Sürdürülebilir yapımlar için dünyanın çeşitli yerlerinde teşvik fonları olduğunu hatırlatan Uğur, “Yeşil film yapanın daha farklı bir karşılık alması gerekiyor. Avrupa’da bu tür destekler var. Türkiye’de de olacağını düşünüyorum. Belki çok yakında Kültür Bakanlığı ‘Eğer yeşil film yaparsanız şöyle bir destek veriyoruz’ diyebilir. Bunun kontrolü için bakanlıktan biri gelip sette kalabilir. Bunlar çok güzel hareketler, keşke olsa” dedi.
“DİZİ SETLERİNDE DE BUNUN OLMASINI ÇOK İSTERİM”
Filmde kıtlık kanunları sebebi ile annesi ve çocuğunun hayatı arasında kalan bir kadını canlandıran oyuncu Selen Öztürk de “Bu çok zor bir karakter çünkü bir bebek dünyaya getirmek istiyorsunuz ama bu gerçekleşirse de sizi siz yapan annenize veda edeceksiniz. Benim karakterim de bu süreci, soruları ve çatışmalarıyla, iki tarafı kurtarmaya çalışarak geçirmeye çalışıyor. O yüzden kadının dünyasında zor bir yolculuğu anlatıyor ama tabii oyuncu olarak böyle boyutlu işlerde oynamak çok keyifliydi” görüşünü paylaştı.
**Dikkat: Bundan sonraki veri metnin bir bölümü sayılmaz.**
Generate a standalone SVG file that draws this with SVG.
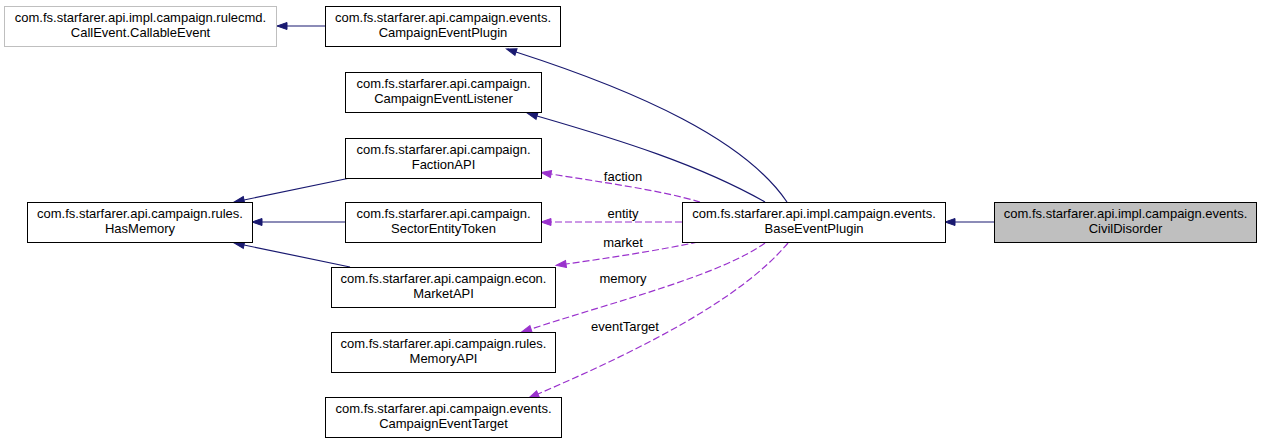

Filmin sürdürülebilir uygulamalar takip edilerek çekileceğini öğrendiğinde çok sevindiğini anlatan Öztürk, şöyle devam etti:
“Benim bu filmden önce, elimden geldiğince kendi bulunduğum setlerde, başarısızlıkla sonuçlansa da küçük küçük denemelerim olmuştu. Çünkü tek başına mücadele veriyordum ve insanlara anlatmaya çalışıyordum, çok zor. Yapımcımız Korhan’ın da dediği bir şey var, alışkanlığı değiştirmek hiç kolay değil. Hele set çalışanları ve oyuncular olarak. Bu filmin bu şekilde çekilmesi de zaten çok güzel oldu, çünkü filmimiz bunu anlatıyor. Bana da böyle bir set kuracağız dendiğinde, bu sefer kurallar ve yaptırımların olacağını düşündüğümden ‘Yaşasın!’ dedim.”
Başlatılan küçük çabaların sektöre örnek olabileceğini ve bunun yayılmasını umduğunu dile getiren Öztürk, “Film setindeki tüm arkadaşlarımız bir iki gün içerisinde kurallara adapte oldu. Filmlerde daha konsantre bir süreç işlediğinden bu başarı sağlanabilir. Önemli olan bunu uzun süren işlere taşıyabilmek. Dizi setlerinde de bunun olmasını çok isterim” dedi.